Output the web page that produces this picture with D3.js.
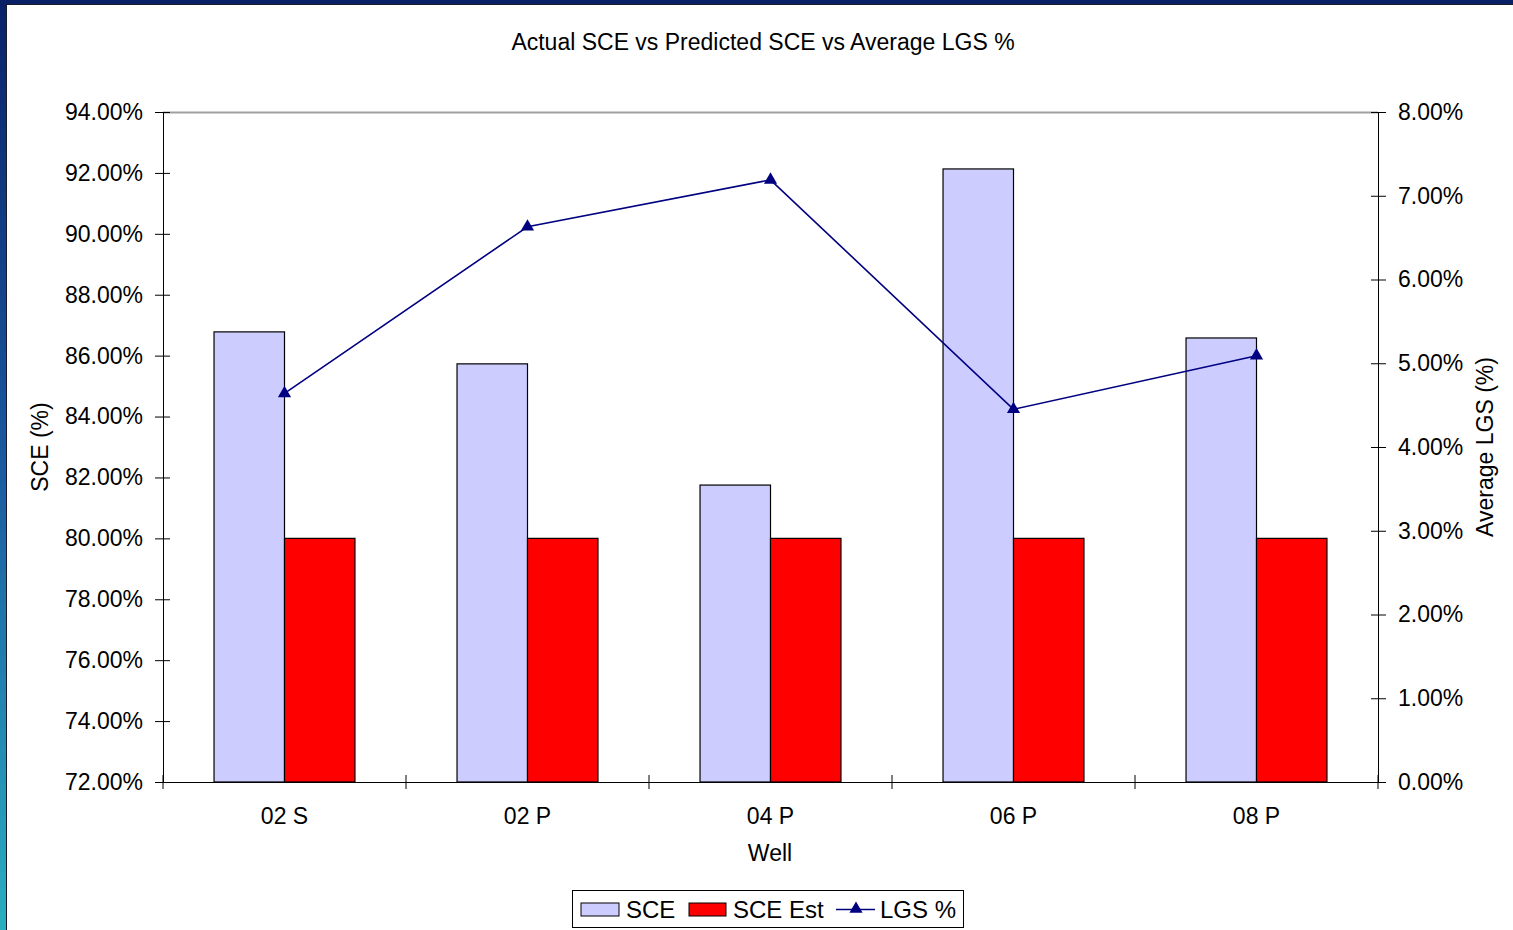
<!DOCTYPE html>
<html><head><meta charset="utf-8">
<script src="https://cdn.jsdelivr.net/npm/d3@7"></script>
<style>body{margin:0;overflow:hidden;background:#fff}svg{display:block;font-family:"Liberation Sans",Arial,sans-serif}</style>
</head><body><svg id="c" width="1513" height="930"></svg>
<script>
const categories = ["02 S", "02 P", "04 P", "06 P", "08 P"];
const sce = [86.78, 85.73, 81.75, 92.13, 86.58];
const sceEst = [80.0, 80.0, 80.0, 80.0, 80.0];
const lgs = [4.64, 6.63, 7.19, 4.45, 5.09];
const leftTicks = [72, 74, 76, 78, 80, 82, 84, 86, 88, 90, 92, 94];
const rightTicks = [0, 1, 2, 3, 4, 5, 6, 7, 8];

const svg = d3.select("#c");
const defs = svg.append("defs");
const g1 = defs.append("linearGradient").attr("id","frame").attr("x1",0).attr("y1",0).attr("x2",0).attr("y2",1);
g1.append("stop").attr("offset","0").attr("stop-color","#0a2168");
g1.append("stop").attr("offset","0.5").attr("stop-color","#1a5aa0");
g1.append("stop").attr("offset","1").attr("stop-color","#2aaec0");
svg.append("rect").attr("width",1513).attr("height",930).attr("fill","url(#frame)");
svg.append("rect").attr("x",0).attr("y",0).attr("width",1513).attr("height",5).attr("fill","#0a2168");
svg.append("rect").attr("x",6.5).attr("y",4.5).attr("width",1510).attr("height",930).attr("fill","#fff").attr("stroke","#1a1a2a").attr("stroke-width",1);

const L = 163, R = 1378, T = 112, B = 782;
const x = d3.scaleBand().domain(categories).range([L, R]);
const y = d3.scaleLinear().domain([72, 94]).range([B, T]);
const y2 = d3.scaleLinear().domain([0, 8]).range([B, T]);
const bw = x.bandwidth() * 0.29;

svg.append("line").attr("x1",L).attr("x2",R).attr("y1",T+0.5).attr("y2",T+0.5).attr("stroke","#a0a0a0").attr("stroke-width",2);

svg.append("g").selectAll("rect").data(categories).join("rect")
  .attr("x", (d)=>x(d)+x.bandwidth()/2-bw).attr("y",(d,i)=>y(sce[i]))
  .attr("width",bw).attr("height",(d,i)=>B-y(sce[i]))
  .attr("fill","#ccccff").attr("stroke","#000").attr("stroke-width",1.2);
svg.append("g").selectAll("rect").data(categories).join("rect")
  .attr("x", (d)=>x(d)+x.bandwidth()/2).attr("y",(d,i)=>y(sceEst[i]))
  .attr("width",bw).attr("height",(d,i)=>B-y(sceEst[i]))
  .attr("fill","#ff0000").attr("stroke","#000").attr("stroke-width",1.2);

const fmt = d => d.toFixed(2) + "%";
const ax = (sel)=>sel.selectAll("text").attr("fill","#000").style("font-size","23px");
const gl = svg.append("g").attr("transform",`translate(${L},0)`)
  .call(d3.axisLeft(y).tickValues(leftTicks).tickFormat(fmt).tickSizeInner(8).tickSizeOuter(0).tickPadding(12));
gl.selectAll(".tick line").attr("x2",-8).attr("x1",7);
gl.select(".domain").attr("stroke","#000");
ax(gl);
const gr = svg.append("g").attr("transform",`translate(${R},0)`)
  .call(d3.axisRight(y2).tickValues(rightTicks).tickFormat(fmt).tickSizeInner(8).tickSizeOuter(0).tickPadding(12));
gr.selectAll(".tick line").attr("x2",8).attr("x1",-7);
gr.select(".domain").attr("stroke","#000");
ax(gr);
const gb = svg.append("g").attr("transform",`translate(0,${B})`)
  .call(d3.axisBottom(x).tickSize(0).tickPadding(26));
gb.select(".domain").attr("stroke","#000");
ax(gb);
const bt = [...categories.map(c=>x(c)), R];
gb.selectAll(".sep").data(bt).join("line").attr("class","sep")
  .attr("x1",d=>d).attr("x2",d=>d).attr("y1",-7).attr("y2",7).attr("stroke","#000");

const cx = (i)=>x(categories[i])+x.bandwidth()/2;
svg.append("path").datum(lgs).attr("fill","none").attr("stroke","#000080").attr("stroke-width",1.6)
  .attr("d", d3.line().x((d,i)=>cx(i)).y(d=>y2(d)));
const tri = d3.symbol().type(d3.symbolTriangle).size(75);
svg.append("g").selectAll("path").data(lgs).join("path")
  .attr("d",tri).attr("transform",(d,i)=>`translate(${cx(i)},${y2(d)})`).attr("fill","#000080");

svg.append("text").attr("x",763).attr("y",50).attr("text-anchor","middle").style("font-size","23px").text("Actual SCE vs Predicted SCE vs Average LGS %");
svg.append("text").attr("transform","translate(48,447) rotate(-90)").attr("text-anchor","middle").style("font-size","23px").text("SCE (%)");
svg.append("text").attr("transform","translate(1493,447) rotate(-90)").attr("text-anchor","middle").style("font-size","23px").text("Average LGS (%)");
svg.append("text").attr("x",770).attr("y",861).attr("text-anchor","middle").style("font-size","23px").text("Well");

const lg = svg.append("g");
lg.append("rect").attr("x",572.5).attr("y",890.5).attr("width",391).attr("height",37).attr("fill","#fff").attr("stroke","#000").attr("stroke-width",1);
lg.append("rect").attr("x",581).attr("y",903).attr("width",38).attr("height",13).attr("fill","#ccccff").attr("stroke","#000");
lg.append("text").attr("x",626).attr("y",918).style("font-size","24px").text("SCE");
lg.append("rect").attr("x",689).attr("y",903).attr("width",37).attr("height",13).attr("fill","#ff0000").attr("stroke","#000");
lg.append("text").attr("x",733).attr("y",918).style("font-size","24px").text("SCE Est");
lg.append("line").attr("x1",836).attr("x2",875).attr("y1",909.5).attr("y2",909.5).attr("stroke","#000080").attr("stroke-width",1.6);
lg.append("path").attr("d",tri).attr("transform","translate(856,909)").attr("fill","#000080");
lg.append("text").attr("x",880).attr("y",918).style("font-size","24px").text("LGS %");
</script></body></html>
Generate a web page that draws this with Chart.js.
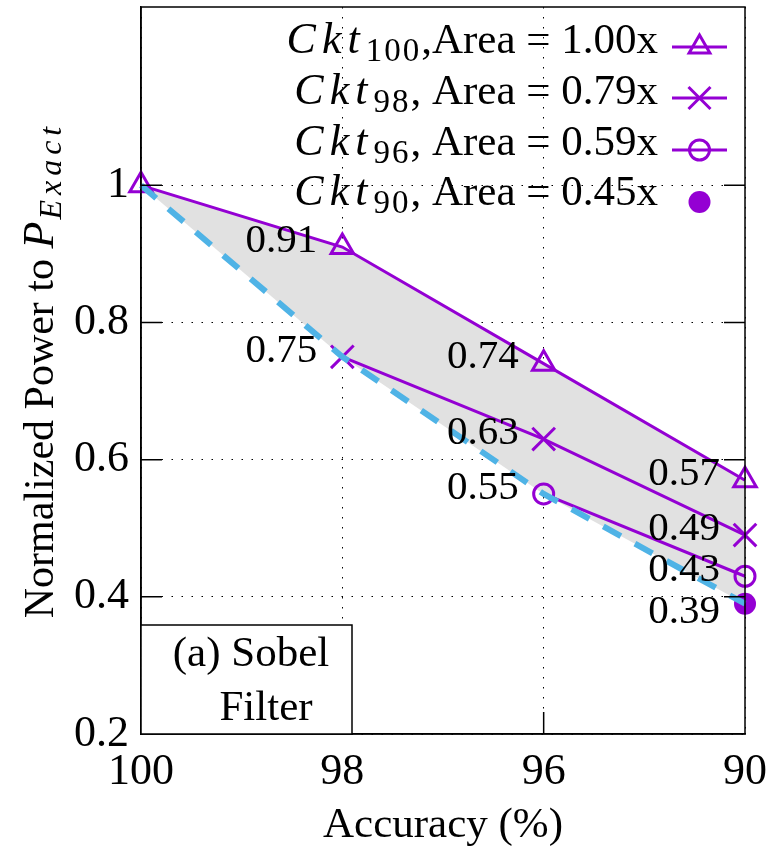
<!DOCTYPE html>
<html>
<head>
<meta charset="utf-8">
<script src="https://cdn.jsdelivr.net/npm/chart.js@4/dist/chart.umd.min.js"></script>
<style>
  html, body { margin: 0; padding: 0; background: #fff; }
  #wrap { width: 766px; height: 847px; }
</style>
</head>
<body>
<div id="wrap"><canvas id="chart" width="766" height="847"></canvas></div>
<script>
// accuracy levels on x, normalized power on y
const categories = ['100', '98', '96', '90'];
const ckt100 = [1.00, 0.91, 0.74, 0.57];
const ckt98 = [null, 0.75, 0.63, 0.49];
const ckt96 = [null, null, 0.55, 0.43];
const ckt90 = [null, null, null, 0.39];
const frontier = [1.00, 0.75, 0.55, 0.39];
const yTicks = [0.2, 0.4, 0.6, 0.8, 1];
const legendSubs = ['100', '98', '96', '90'];
const legendAreas = [',Area = 1.00x', ', Area = 0.79x', ', Area = 0.59x', ', Area = 0.45x'];

const PURPLE = '#9400d3';
const BLUE = '#4fb3e6';
const FONT = 'Liberation Serif, Times New Roman, serif';

function drawMarker(ctx, style, x, y) {
    ctx.save();
    ctx.strokeStyle = PURPLE;
    ctx.fillStyle = PURPLE;
    ctx.lineWidth = 3;
    ctx.beginPath();
    if (style === 'triangle') {
        const r = 12;
        ctx.moveTo(x, y - r);
        ctx.lineTo(x + r * 0.866, y + r * 0.5);
        ctx.lineTo(x - r * 0.866, y + r * 0.5);
        ctx.closePath();
        ctx.stroke();
    } else if (style === 'crossRot') {
        const d = 11;
        ctx.moveTo(x - d, y - d); ctx.lineTo(x + d, y + d);
        ctx.moveTo(x + d, y - d); ctx.lineTo(x - d, y + d);
        ctx.stroke();
    } else if (style === 'circle') {
        ctx.arc(x, y, 10, 0, Math.PI * 2);
        ctx.stroke();
    } else {
        ctx.arc(x, y, 11, 0, Math.PI * 2);
        ctx.fill();
    }
    ctx.restore();
}

function noPadding(scale) {
    scale.paddingLeft = 0;
    scale.paddingRight = 0;
    scale.paddingTop = 0;
    scale.paddingBottom = 0;
}

const valueLabels = {
    id: 'valueLabels',
    afterDatasetsDraw(chart) {
        const ctx = chart.ctx;
        ctx.save();
        ctx.font = '41px ' + FONT;
        ctx.fillStyle = '#000';
        ctx.textAlign = 'right';
        ctx.textBaseline = 'middle';
        [0, 1, 2, 3].forEach(i => {
            const ds = chart.data.datasets[i];
            chart.getDatasetMeta(i).data.forEach((pt, j) => {
                const v = ds.data[j];
                if (v === null || j === 0) return;
                const dy = i === 3 ? 9 : -6;
                ctx.fillText(v.toFixed(2), pt.x - 25, pt.y + dy);
            });
        });
        ctx.restore();
    }
};

const decor = {
    id: 'decor',
    afterDraw(chart) {
        const ctx = chart.ctx;
        const a = chart.chartArea;
        const xs = chart.scales.x, ys = chart.scales.y;
        ctx.save();

        // frame + inner ticks
        ctx.strokeStyle = '#000';
        ctx.lineWidth = 1.5;
        ctx.strokeRect(a.left, a.top, a.right - a.left, a.bottom - a.top);
        ctx.beginPath();
        yTicks.slice(1).forEach(v => {
            const y = ys.getPixelForValue(v);
            ctx.moveTo(a.left, y); ctx.lineTo(a.left + 21, y);
            ctx.moveTo(a.right, y); ctx.lineTo(a.right - 21, y);
        });
        [1, 2].forEach(i => {
            const x = xs.getPixelForValue(i);
            ctx.moveTo(x, a.bottom); ctx.lineTo(x, a.bottom - 22);
        });
        ctx.stroke();

        // subplot caption box
        ctx.fillStyle = '#fff';
        ctx.fillRect(a.left, 625, 211, a.bottom - 625);
        ctx.strokeRect(a.left, 625, 211, a.bottom - 625);
        ctx.fillStyle = '#000';
        ctx.font = '43px ' + FONT;
        ctx.textAlign = 'center';
        ctx.textBaseline = 'middle';
        ctx.fillText('(a) Sobel', 251, 655);
        ctx.fillText('Filter', 266, 709);

        // x axis title
        ctx.fillText('Accuracy (%)', (a.left + a.right) / 2, 826);

        // y axis title with P_Exact
        ctx.save();
        ctx.translate(53, 370);
        ctx.rotate(-Math.PI / 2);
        ctx.textAlign = 'left';
        ctx.textBaseline = 'alphabetic';
        const part1 = 'Normalized Power to ';
        ctx.font = '42px ' + FONT;
        const w1 = ctx.measureText(part1).width;
        ctx.font = 'italic 44px ' + FONT;
        const w2 = ctx.measureText('P').width;
        ctx.font = 'italic 32px ' + FONT;
        ctx.letterSpacing = '5px';
        const w3 = ctx.measureText('Exact').width;
        ctx.letterSpacing = '0px';
        let x0 = -(w1 + w2 + w3 + 2) / 2;
        ctx.font = '42px ' + FONT;
        ctx.fillText(part1, x0, 0);
        ctx.font = 'italic 44px ' + FONT;
        ctx.fillText('P', x0 + w1, 0);
        ctx.font = 'italic 32px ' + FONT;
        ctx.letterSpacing = '5px';
        ctx.fillText('Exact', x0 + w1 + w2 + 2, 8);
        ctx.letterSpacing = '0px';
        ctx.restore();

        // legend
        const styles = ['triangle', 'crossRot', 'circle', 'dot'];
        const baselines = [53, 104, 155, 205];
        const lineYs = [47, 98, 150, 202];
        const textRight = 658;
        ctx.textAlign = 'left';
        ctx.textBaseline = 'alphabetic';
        legendSubs.forEach((sub, i) => {
            ctx.font = 'italic 44px ' + FONT;
            ctx.letterSpacing = '6px';
            const wc = ctx.measureText('Ckt').width;
            ctx.font = '33px ' + FONT;
            ctx.letterSpacing = '2px';
            const ws = ctx.measureText(sub).width;
            ctx.letterSpacing = '0px';
            ctx.font = '43px ' + FONT;
            const wa = ctx.measureText(legendAreas[i]).width;
            let x = textRight - wa - ws - wc;
            const b = baselines[i];
            ctx.font = 'italic 44px ' + FONT;
            ctx.letterSpacing = '6px';
            ctx.fillText('Ckt', x, b);
            ctx.font = '33px ' + FONT;
            ctx.letterSpacing = '2px';
            ctx.fillText(sub, x + wc, b + 8);
            ctx.letterSpacing = '0px';
            ctx.font = '43px ' + FONT;
            ctx.fillText(legendAreas[i], x + wc + ws, b);
            if (styles[i] !== 'dot') {
                ctx.strokeStyle = PURPLE;
                ctx.lineWidth = 3;
                ctx.beginPath();
                ctx.moveTo(672, lineYs[i]); ctx.lineTo(727, lineYs[i]);
                ctx.stroke();
            }
            drawMarker(ctx, styles[i], 699.5, lineYs[i]);
        });
        ctx.restore();
    }
};

const common = { borderColor: PURPLE, borderWidth: 3, pointBorderColor: PURPLE, pointBorderWidth: 3, pointBackgroundColor: 'rgba(0,0,0,0)', spanGaps: false };

new Chart(document.getElementById('chart'), {
    type: 'line',
    data: {
        labels: categories,
        datasets: [
            { ...common, label: 'Ckt100', data: ckt100, pointStyle: 'triangle', pointRadius: 13, fill: { target: 4 }, backgroundColor: '#e1e1e1', order: 4 },
            { ...common, label: 'Ckt98', data: ckt98, pointStyle: 'crossRot', pointRadius: 16, fill: false, order: 3 },
            { ...common, label: 'Ckt96', data: ckt96, pointStyle: 'circle', pointRadius: 10, fill: false, order: 2 },
            { ...common, label: 'Ckt90', data: ckt90, pointStyle: 'circle', pointRadius: 11, pointBorderWidth: 0, pointBackgroundColor: PURPLE, fill: false, order: 1 },
            { label: 'frontier', data: frontier, borderColor: BLUE, borderWidth: 6, borderDash: [20, 16], pointRadius: 0, fill: false, order: 0 }
        ]
    },
    options: {
        responsive: false,
        animation: false,
        layout: { autoPadding: false, padding: { top: 7, right: 21, left: 0, bottom: 0 } },
        plugins: {
            legend: { display: false },
            tooltip: { enabled: false },
            filler: { drawTime: 'beforeDatasetsDraw' }
        },
        scales: {
            x: {
                type: 'category',
                offset: false,
                grid: { color: '#000', lineWidth: 1, drawTicks: false },
                border: { display: true, color: '#000', width: 1.5, dash: [1.5, 8.5] },
                ticks: { color: '#000', font: { family: FONT, size: 44 }, padding: 12, maxRotation: 0 },
                afterFit(scale) { scale.height = 113; noPadding(scale); }
            },
            y: {
                min: 0.2,
                max: 1.26,
                grid: { color: '#000', lineWidth: 1, drawTicks: false },
                border: { display: true, color: '#000', width: 1.5, dash: [1.5, 8.5] },
                ticks: {
                    color: '#000',
                    font: { family: FONT, size: 44 },
                    padding: 12,
                    callback: v => (v === 1 ? '1' : v.toFixed(1))
                },
                afterBuildTicks(scale) { scale.ticks = yTicks.map(v => ({ value: v })); },
                afterFit(scale) { scale.width = 141; noPadding(scale); }
            }
        }
    },
    plugins: [valueLabels, decor]
});
</script>
</body>
</html>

---

What is required:
Set down, word for word, the lines from the one holding "Generate a web" through the one holding "const FONT = 'Liberation". Skip the pictures.

Solution to this exercise:
Generate a web page that draws this with Chart.js.
<!DOCTYPE html>
<html>
<head>
<meta charset="utf-8">
<script src="https://cdn.jsdelivr.net/npm/chart.js@4/dist/chart.umd.min.js"></script>
<style>
  html, body { margin: 0; padding: 0; background: #fff; }
  #wrap { width: 766px; height: 847px; }
</style>
</head>
<body>
<div id="wrap"><canvas id="chart" width="766" height="847"></canvas></div>
<script>
// accuracy levels on x, normalized power on y
const categories = ['100', '98', '96', '90'];
const ckt100 = [1.00, 0.91, 0.74, 0.57];
const ckt98 = [null, 0.75, 0.63, 0.49];
const ckt96 = [null, null, 0.55, 0.43];
const ckt90 = [null, null, null, 0.39];
const frontier = [1.00, 0.75, 0.55, 0.39];
const yTicks = [0.2, 0.4, 0.6, 0.8, 1];
const legendSubs = ['100', '98', '96', '90'];
const legendAreas = [',Area = 1.00x', ', Area = 0.79x', ', Area = 0.59x', ', Area = 0.45x'];

const PURPLE = '#9400d3';
const BLUE = '#4fb3e6';
const FONT = 'Liberation Serif, Times New Roman, serif';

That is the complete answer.